Another way to state this rule is that the values of the key attribute of a dimension should uniquely identify a single business entity and not a combination of entities. Generally this means having a single column key for the key attribute.

Consider setting AttributeHierarchyVisible to False for attributes included in user-defined hierarchies
It is usually not necessary to expose an attribute in its own single level hierarchy when that attribute is included in a user-defined hierarchy. This duplication only complicates the end-user experience without providing additional value.
One common case in which it is appropriate to present two views of an attribute is in time dimensions. The ability to browse by [Month] and the ability to browse by [Month-Quarter-Year] are both very valuable. However, these two month attributes are actually separate attributes. The first contains only the month value such as “January” while the second contains the month and the year such as “January 2010”.
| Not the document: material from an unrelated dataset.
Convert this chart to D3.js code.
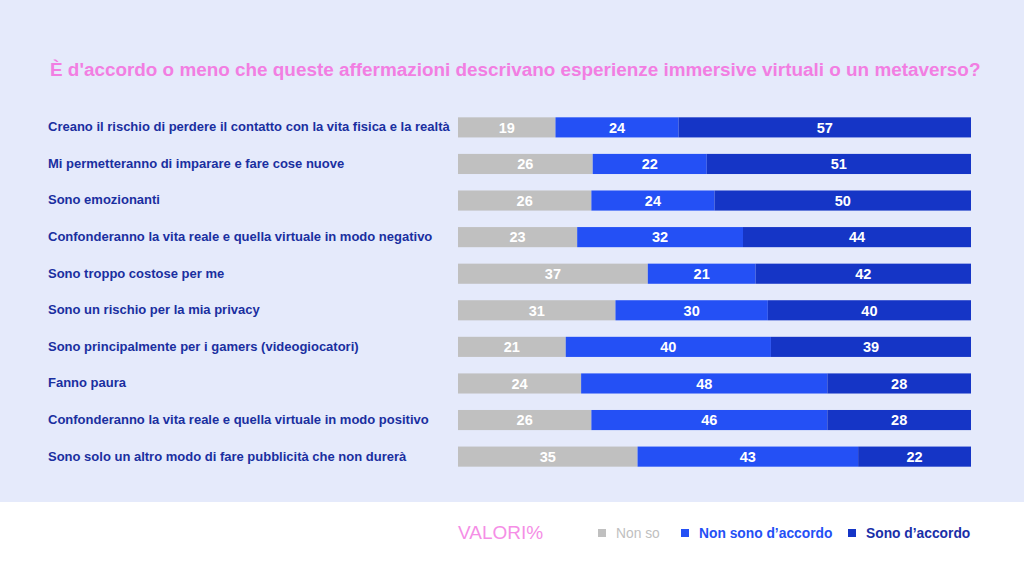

Avoid making an attribute non-aggregatable unless it is at the end of the longest chain of attribute relationships in the dimension
Non-aggregatable attributes have non-all default members that affect the result of queries in which values for those attributes are not explicitly specified. Therefore, you should avoid making an attribute non-aggregatable unless that attribute is regularly used. Because the longest chain of attributes generally represents the most interesting exploration path for users, it is best to avoid having non-aggregatable attributes in other, less interesting chains.

Consider creating at least one user-defined hierarchy in each dimension that does not contain a parent-child hierarchy
Most (but not all) dimensions contain some hierarchical structure to the data which is worth exposing in the cube. Frequently the Cube Wizard or Dimension Wizard will not detect this hierarchy. In these cases, you should define a hierarchy manually.